— Information supplied —
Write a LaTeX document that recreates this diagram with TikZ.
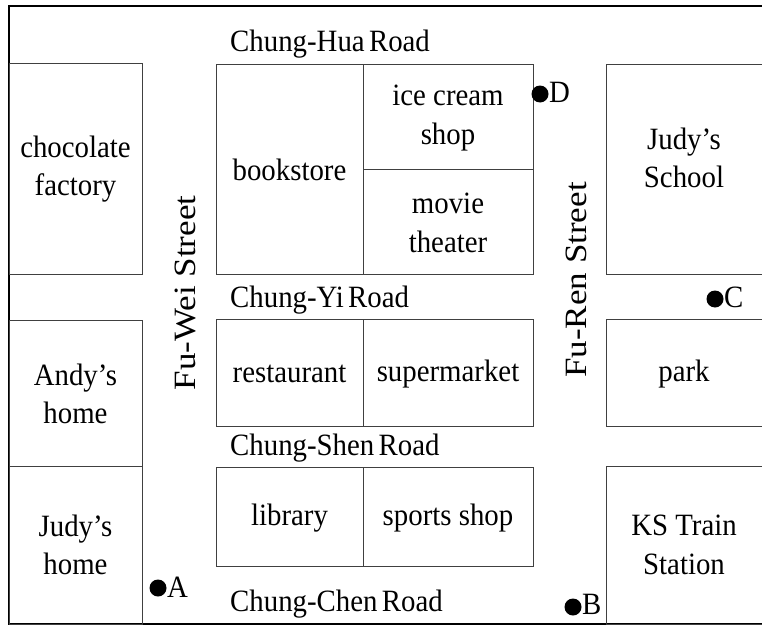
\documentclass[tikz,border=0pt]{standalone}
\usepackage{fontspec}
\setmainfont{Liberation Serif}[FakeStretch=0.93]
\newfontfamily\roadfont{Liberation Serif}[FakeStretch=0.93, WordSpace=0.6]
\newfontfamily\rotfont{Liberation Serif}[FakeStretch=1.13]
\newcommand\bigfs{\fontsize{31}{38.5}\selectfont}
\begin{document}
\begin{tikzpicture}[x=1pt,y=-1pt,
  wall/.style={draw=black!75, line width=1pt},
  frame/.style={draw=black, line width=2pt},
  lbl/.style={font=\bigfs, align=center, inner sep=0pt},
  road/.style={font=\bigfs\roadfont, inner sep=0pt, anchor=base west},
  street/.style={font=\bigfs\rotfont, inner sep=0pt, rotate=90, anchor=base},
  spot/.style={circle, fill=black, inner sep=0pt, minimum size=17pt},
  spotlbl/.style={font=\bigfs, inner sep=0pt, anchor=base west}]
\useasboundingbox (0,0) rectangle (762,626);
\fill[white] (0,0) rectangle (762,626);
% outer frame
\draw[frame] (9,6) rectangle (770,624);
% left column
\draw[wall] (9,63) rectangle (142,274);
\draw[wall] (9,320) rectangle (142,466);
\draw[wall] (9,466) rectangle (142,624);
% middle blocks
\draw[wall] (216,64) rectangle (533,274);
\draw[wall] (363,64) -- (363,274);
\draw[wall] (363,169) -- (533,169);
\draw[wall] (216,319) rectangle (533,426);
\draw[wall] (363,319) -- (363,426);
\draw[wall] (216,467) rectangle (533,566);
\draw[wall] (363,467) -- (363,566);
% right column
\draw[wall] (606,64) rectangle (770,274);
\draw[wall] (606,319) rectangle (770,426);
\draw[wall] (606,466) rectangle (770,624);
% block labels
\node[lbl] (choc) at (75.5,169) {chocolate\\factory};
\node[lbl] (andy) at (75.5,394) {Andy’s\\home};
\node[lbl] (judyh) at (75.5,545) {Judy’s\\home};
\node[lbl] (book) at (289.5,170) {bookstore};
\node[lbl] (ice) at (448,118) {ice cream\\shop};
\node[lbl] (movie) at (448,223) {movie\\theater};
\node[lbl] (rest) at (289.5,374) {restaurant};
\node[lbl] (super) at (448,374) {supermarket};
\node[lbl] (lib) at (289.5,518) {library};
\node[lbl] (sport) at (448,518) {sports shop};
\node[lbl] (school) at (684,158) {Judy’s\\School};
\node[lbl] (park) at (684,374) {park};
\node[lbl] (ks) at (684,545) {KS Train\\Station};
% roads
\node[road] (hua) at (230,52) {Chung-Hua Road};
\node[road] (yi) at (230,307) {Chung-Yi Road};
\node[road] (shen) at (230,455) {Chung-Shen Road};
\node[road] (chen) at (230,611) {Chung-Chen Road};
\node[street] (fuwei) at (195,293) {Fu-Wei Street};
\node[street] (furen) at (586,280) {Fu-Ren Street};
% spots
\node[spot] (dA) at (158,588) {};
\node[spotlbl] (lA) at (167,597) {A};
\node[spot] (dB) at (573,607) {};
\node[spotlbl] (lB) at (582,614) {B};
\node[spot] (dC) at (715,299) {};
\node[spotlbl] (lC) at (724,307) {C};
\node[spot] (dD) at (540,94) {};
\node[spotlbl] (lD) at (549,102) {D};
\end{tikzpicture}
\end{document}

— Short exercise —
Write out every line above exactly as it is, leaving out the pictures.

— Exercise solution —
Write a LaTeX document that recreates this diagram with TikZ.
\documentclass[tikz,border=0pt]{standalone}
\usepackage{fontspec}
\setmainfont{Liberation Serif}[FakeStretch=0.93]
\newfontfamily\roadfont{Liberation Serif}[FakeStretch=0.93, WordSpace=0.6]
\newfontfamily\rotfont{Liberation Serif}[FakeStretch=1.13]
\newcommand\bigfs{\fontsize{31}{38.5}\selectfont}
\begin{document}
\begin{tikzpicture}[x=1pt,y=-1pt,
  wall/.style={draw=black!75, line width=1pt},
  frame/.style={draw=black, line width=2pt},
  lbl/.style={font=\bigfs, align=center, inner sep=0pt},
  road/.style={font=\bigfs\roadfont, inner sep=0pt, anchor=base west},
  street/.style={font=\bigfs\rotfont, inner sep=0pt, rotate=90, anchor=base},
  spot/.style={circle, fill=black, inner sep=0pt, minimum size=17pt},
  spotlbl/.style={font=\bigfs, inner sep=0pt, anchor=base west}]
\useasboundingbox (0,0) rectangle (762,626);
\fill[white] (0,0) rectangle (762,626);
% outer frame
\draw[frame] (9,6) rectangle (770,624);
% left column
\draw[wall] (9,63) rectangle (142,274);
\draw[wall] (9,320) rectangle (142,466);
\draw[wall] (9,466) rectangle (142,624);
% middle blocks
\draw[wall] (216,64) rectangle (533,274);
\draw[wall] (363,64) -- (363,274);
\draw[wall] (363,169) -- (533,169);
\draw[wall] (216,319) rectangle (533,426);
\draw[wall] (363,319) -- (363,426);
\draw[wall] (216,467) rectangle (533,566);
\draw[wall] (363,467) -- (363,566);
% right column
\draw[wall] (606,64) rectangle (770,274);
\draw[wall] (606,319) rectangle (770,426);
\draw[wall] (606,466) rectangle (770,624);
% block labels
\node[lbl] (choc) at (75.5,169) {chocolate\\factory};
\node[lbl] (andy) at (75.5,394) {Andy’s\\home};
\node[lbl] (judyh) at (75.5,545) {Judy’s\\home};
\node[lbl] (book) at (289.5,170) {bookstore};
\node[lbl] (ice) at (448,118) {ice cream\\shop};
\node[lbl] (movie) at (448,223) {movie\\theater};
\node[lbl] (rest) at (289.5,374) {restaurant};
\node[lbl] (super) at (448,374) {supermarket};
\node[lbl] (lib) at (289.5,518) {library};
\node[lbl] (sport) at (448,518) {sports shop};
\node[lbl] (school) at (684,158) {Judy’s\\School};
\node[lbl] (park) at (684,374) {park};
\node[lbl] (ks) at (684,545) {KS Train\\Station};
% roads
\node[road] (hua) at (230,52) {Chung-Hua Road};
\node[road] (yi) at (230,307) {Chung-Yi Road};
\node[road] (shen) at (230,455) {Chung-Shen Road};
\node[road] (chen) at (230,611) {Chung-Chen Road};
\node[street] (fuwei) at (195,293) {Fu-Wei Street};
\node[street] (furen) at (586,280) {Fu-Ren Street};
% spots
\node[spot] (dA) at (158,588) {};
\node[spotlbl] (lA) at (167,597) {A};
\node[spot] (dB) at (573,607) {};
\node[spotlbl] (lB) at (582,614) {B};
\node[spot] (dC) at (715,299) {};
\node[spotlbl] (lC) at (724,307) {C};
\node[spot] (dD) at (540,94) {};
\node[spotlbl] (lD) at (549,102) {D};
\end{tikzpicture}
\end{document}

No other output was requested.